_PROBLEM REQUIREMENTS:_ Print exactly, please, the lines from the top of the entries below up to and including the line with "TITLE_FONT = dict(FONT, size=24)", and nothing else; pictures are excluded.

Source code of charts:
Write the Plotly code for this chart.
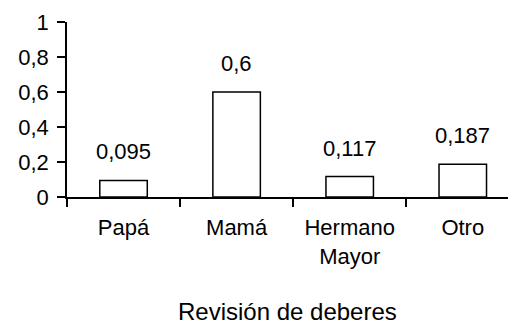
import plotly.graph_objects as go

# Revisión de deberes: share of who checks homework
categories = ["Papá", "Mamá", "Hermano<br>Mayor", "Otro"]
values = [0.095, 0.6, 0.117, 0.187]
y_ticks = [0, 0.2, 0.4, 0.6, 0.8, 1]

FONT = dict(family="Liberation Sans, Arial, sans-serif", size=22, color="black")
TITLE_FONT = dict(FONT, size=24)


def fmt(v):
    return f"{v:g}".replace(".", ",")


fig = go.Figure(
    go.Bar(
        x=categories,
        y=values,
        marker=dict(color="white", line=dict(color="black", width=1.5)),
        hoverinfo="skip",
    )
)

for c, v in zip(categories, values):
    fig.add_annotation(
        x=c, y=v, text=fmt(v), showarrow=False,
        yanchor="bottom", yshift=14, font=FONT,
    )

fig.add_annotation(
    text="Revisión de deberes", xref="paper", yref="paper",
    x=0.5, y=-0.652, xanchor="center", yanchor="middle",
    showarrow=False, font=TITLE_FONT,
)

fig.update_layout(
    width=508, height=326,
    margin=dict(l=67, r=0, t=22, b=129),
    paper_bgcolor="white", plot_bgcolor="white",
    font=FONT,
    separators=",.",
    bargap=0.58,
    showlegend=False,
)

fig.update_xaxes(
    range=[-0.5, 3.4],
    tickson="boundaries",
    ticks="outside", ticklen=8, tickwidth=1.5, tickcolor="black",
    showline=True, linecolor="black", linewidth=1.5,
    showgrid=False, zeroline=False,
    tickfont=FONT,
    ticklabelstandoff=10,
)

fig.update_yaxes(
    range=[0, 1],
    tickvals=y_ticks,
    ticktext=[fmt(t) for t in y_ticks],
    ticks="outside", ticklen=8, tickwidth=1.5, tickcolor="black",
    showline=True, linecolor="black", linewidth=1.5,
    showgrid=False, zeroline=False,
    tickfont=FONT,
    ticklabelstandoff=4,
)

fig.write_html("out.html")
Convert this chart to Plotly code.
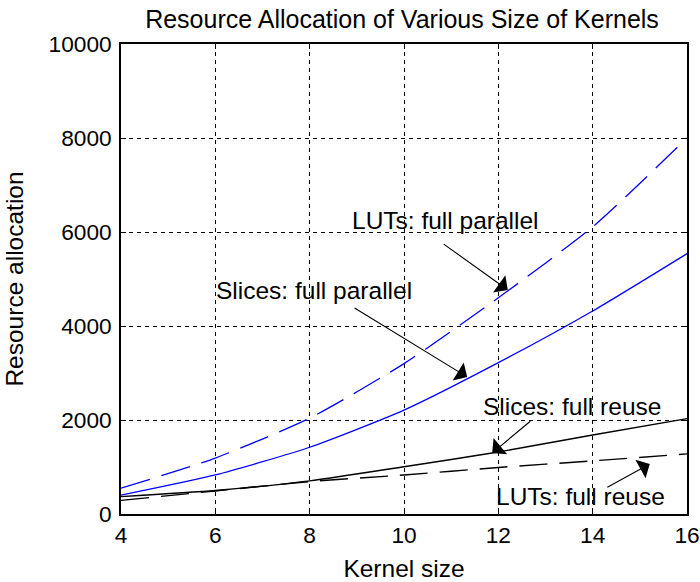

_REPLY:_
Write the Plotly code for this chart.
import plotly.graph_objects as go

# Revisión de deberes: share of who checks homework
categories = ["Papá", "Mamá", "Hermano<br>Mayor", "Otro"]
values = [0.095, 0.6, 0.117, 0.187]
y_ticks = [0, 0.2, 0.4, 0.6, 0.8, 1]

FONT = dict(family="Liberation Sans, Arial, sans-serif", size=22, color="black")
TITLE_FONT = dict(FONT, size=24)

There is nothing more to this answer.